Matthias Ginter speaks in an interview about Borussia’s current position, the last game they had away in Leverkusen and the foundation of his own charity.
Matze, on Saturday evening, you and the boys play away in Leverkusen, one of your direct competitors for European football. Does it feel like a sort of final for you?
Ginter: No, I don’t think so, there’s still a lot of football to play yet and we shouldn’t be thinking about European football at the minute, rather giving it our all out on the pitch and trying to pick up as many points as we can. We’ve already dropped enough points this season and we can’t afford to drop too many more if we’re to achieve what we want to achieve.
Why do you think you are finding some games so difficult this season?
Ginter: There’s so much potential in our team but we haven’t been that consistent this season. The amount of players out injured has played a role, even though that’s no excuse. On the whole, in certain moments we’ve found particularly difficult to create goal-scoring opportunities and to put the finishing touches on the chances we have created. Nevertheless we know that there’s always something for us out there on the pitch, when we bring our A-game.
Is that also true for the Leverkusen-game?
Ginter: Absolutely! It will obviously be a tough game and we have to play well for 90 minutes in order to get any points but if we are compact and take our chances in front of goal then we can definitely walk away the winners.
Although you have got four points out of the last six, was the 2-2 draw against Bremen not quite what you were hoping for?
Ginter: No it wasn’t. When you walk into the dressing room at half time with a 2-0 lead, you expect to be taking home all three points but for different reasons, we didn’t manage to do so. There’s nothing we can do to change that now however, so we just have to look forward to the next game.
Let’s turn to a different topic now. At the start of the week, you founded a children's charity. How did that come about?

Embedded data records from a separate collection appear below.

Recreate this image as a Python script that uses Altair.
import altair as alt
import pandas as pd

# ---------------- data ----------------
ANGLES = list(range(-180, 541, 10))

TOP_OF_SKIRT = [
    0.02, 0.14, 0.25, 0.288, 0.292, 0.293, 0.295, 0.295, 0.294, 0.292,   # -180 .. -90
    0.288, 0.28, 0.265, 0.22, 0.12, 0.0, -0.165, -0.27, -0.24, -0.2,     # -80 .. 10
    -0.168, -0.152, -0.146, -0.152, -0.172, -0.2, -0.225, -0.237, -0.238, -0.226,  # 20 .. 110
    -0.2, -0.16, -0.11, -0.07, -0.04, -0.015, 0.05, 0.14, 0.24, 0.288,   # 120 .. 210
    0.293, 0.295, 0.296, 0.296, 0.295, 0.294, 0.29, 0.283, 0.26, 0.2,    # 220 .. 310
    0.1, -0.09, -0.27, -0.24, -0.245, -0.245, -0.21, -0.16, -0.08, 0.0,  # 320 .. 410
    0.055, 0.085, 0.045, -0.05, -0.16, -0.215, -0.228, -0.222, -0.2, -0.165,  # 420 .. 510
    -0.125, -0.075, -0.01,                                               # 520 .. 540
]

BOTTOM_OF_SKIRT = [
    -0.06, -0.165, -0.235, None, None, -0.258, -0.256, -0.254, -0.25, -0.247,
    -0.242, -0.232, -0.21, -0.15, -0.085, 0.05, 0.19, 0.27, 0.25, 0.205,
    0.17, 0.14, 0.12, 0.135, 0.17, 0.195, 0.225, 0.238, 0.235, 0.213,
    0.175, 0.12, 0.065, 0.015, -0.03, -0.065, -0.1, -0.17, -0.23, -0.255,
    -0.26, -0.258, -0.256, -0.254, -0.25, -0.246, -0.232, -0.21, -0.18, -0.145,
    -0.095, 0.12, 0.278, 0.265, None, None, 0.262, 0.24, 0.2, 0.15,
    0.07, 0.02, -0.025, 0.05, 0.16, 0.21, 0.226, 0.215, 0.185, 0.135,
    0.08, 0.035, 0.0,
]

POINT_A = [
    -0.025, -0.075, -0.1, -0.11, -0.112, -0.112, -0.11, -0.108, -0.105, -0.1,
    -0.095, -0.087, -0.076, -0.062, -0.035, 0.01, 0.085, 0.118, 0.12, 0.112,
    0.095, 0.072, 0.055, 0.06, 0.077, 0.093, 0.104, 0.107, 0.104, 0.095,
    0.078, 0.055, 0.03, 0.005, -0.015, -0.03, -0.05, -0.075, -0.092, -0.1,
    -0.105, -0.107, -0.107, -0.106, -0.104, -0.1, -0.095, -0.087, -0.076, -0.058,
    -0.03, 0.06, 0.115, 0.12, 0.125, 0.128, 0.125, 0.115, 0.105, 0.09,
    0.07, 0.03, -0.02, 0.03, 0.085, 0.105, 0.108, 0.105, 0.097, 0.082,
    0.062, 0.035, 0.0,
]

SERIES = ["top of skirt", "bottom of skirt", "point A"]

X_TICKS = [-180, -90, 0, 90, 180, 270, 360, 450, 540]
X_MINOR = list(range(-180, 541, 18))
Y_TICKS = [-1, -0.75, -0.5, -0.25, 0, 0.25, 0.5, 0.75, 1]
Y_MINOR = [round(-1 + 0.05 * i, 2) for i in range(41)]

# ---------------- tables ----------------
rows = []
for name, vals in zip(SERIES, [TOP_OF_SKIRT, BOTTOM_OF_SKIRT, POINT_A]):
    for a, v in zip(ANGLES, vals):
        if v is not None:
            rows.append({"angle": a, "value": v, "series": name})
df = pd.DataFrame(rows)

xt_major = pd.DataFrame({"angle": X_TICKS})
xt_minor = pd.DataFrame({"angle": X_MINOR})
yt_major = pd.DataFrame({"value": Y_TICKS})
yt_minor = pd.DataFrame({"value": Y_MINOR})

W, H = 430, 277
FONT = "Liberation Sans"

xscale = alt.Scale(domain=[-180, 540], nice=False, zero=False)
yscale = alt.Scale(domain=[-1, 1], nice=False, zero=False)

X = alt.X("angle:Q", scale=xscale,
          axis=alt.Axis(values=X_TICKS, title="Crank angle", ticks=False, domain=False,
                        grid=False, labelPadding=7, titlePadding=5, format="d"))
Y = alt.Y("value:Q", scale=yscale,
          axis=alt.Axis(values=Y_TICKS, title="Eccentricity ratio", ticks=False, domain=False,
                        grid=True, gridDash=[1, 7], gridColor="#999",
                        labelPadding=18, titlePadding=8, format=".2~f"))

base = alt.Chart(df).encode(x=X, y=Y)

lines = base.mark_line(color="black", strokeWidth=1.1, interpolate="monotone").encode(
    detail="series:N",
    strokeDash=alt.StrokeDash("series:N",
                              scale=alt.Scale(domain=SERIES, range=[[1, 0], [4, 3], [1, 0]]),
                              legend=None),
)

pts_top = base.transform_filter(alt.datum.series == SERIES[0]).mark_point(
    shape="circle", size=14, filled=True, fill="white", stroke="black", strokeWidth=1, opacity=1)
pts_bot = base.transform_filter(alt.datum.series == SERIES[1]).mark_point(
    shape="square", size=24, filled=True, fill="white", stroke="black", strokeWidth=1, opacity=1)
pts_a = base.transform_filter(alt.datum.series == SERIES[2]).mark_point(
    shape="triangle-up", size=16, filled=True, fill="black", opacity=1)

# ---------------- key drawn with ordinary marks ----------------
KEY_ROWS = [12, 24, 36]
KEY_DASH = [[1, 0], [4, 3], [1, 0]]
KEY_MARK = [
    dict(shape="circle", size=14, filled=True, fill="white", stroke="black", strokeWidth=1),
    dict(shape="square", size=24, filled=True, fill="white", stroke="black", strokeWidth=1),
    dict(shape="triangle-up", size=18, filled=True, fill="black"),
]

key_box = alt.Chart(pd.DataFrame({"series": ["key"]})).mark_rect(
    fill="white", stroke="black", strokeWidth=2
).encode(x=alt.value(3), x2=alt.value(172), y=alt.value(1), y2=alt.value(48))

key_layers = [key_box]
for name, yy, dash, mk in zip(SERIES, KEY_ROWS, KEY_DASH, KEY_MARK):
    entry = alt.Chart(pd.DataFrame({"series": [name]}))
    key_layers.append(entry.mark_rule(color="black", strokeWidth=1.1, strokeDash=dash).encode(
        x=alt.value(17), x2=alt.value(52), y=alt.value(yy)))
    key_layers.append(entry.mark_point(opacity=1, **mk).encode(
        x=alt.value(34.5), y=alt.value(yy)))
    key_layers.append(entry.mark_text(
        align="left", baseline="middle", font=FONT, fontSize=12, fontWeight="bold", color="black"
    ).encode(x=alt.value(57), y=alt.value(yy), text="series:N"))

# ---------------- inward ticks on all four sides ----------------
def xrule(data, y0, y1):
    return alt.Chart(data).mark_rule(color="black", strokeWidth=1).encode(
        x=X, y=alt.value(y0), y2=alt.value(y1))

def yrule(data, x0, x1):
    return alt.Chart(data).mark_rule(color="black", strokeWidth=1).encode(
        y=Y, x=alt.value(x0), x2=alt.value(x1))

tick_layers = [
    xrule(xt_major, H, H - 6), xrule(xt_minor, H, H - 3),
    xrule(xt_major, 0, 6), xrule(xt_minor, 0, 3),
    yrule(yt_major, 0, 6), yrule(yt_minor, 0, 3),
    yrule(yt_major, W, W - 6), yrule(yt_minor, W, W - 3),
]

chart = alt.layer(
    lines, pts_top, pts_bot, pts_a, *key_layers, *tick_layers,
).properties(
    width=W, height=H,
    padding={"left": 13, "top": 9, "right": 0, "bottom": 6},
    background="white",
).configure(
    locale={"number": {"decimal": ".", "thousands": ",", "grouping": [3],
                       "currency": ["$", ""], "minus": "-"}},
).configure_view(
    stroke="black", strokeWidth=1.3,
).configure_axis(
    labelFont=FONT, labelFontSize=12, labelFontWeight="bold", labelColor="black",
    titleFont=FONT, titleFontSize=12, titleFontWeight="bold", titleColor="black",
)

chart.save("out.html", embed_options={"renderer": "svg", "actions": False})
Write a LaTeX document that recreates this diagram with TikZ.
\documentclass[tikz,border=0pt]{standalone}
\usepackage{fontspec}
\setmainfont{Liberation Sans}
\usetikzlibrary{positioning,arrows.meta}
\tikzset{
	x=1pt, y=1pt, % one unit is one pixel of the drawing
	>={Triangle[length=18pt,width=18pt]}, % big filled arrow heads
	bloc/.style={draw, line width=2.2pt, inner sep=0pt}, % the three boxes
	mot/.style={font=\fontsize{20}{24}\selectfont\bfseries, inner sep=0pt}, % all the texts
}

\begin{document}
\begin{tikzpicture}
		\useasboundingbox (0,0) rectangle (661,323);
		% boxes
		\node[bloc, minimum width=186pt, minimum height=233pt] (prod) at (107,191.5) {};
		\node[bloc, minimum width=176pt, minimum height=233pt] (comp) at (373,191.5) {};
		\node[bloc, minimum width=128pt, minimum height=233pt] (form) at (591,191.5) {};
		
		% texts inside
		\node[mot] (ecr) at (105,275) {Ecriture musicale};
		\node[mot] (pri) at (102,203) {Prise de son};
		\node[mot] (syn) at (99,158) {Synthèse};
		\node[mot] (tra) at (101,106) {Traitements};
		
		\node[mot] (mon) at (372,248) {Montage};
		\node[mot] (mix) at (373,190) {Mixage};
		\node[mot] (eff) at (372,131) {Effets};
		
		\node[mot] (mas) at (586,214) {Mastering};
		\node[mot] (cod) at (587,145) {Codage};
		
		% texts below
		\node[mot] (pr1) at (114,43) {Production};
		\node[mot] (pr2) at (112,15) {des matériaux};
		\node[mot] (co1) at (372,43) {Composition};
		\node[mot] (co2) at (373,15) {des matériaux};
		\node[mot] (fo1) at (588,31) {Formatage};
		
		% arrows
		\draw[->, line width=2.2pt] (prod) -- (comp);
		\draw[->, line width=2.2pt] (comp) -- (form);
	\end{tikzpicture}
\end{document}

Ginter: I have always wanted to start a charity. Two or three years ago I visited the Freiburg children’s ward for the first time and I knew that they needed more funding, which isn’t available to them. When my girlfriend and I visited the clinic again, we decided to found the charity.
Do you think it is important to give something back?
Ginter: For sure. I’ve been thinking for a long time about how I can get involved and really help a lot of people. With the foundation of this charity, we wanted to help children that are physically or mentally disabled and those disadvantaged by their upbringing and of course as we get more and more coverage we’re hoping to get other people to donate and buy into the project.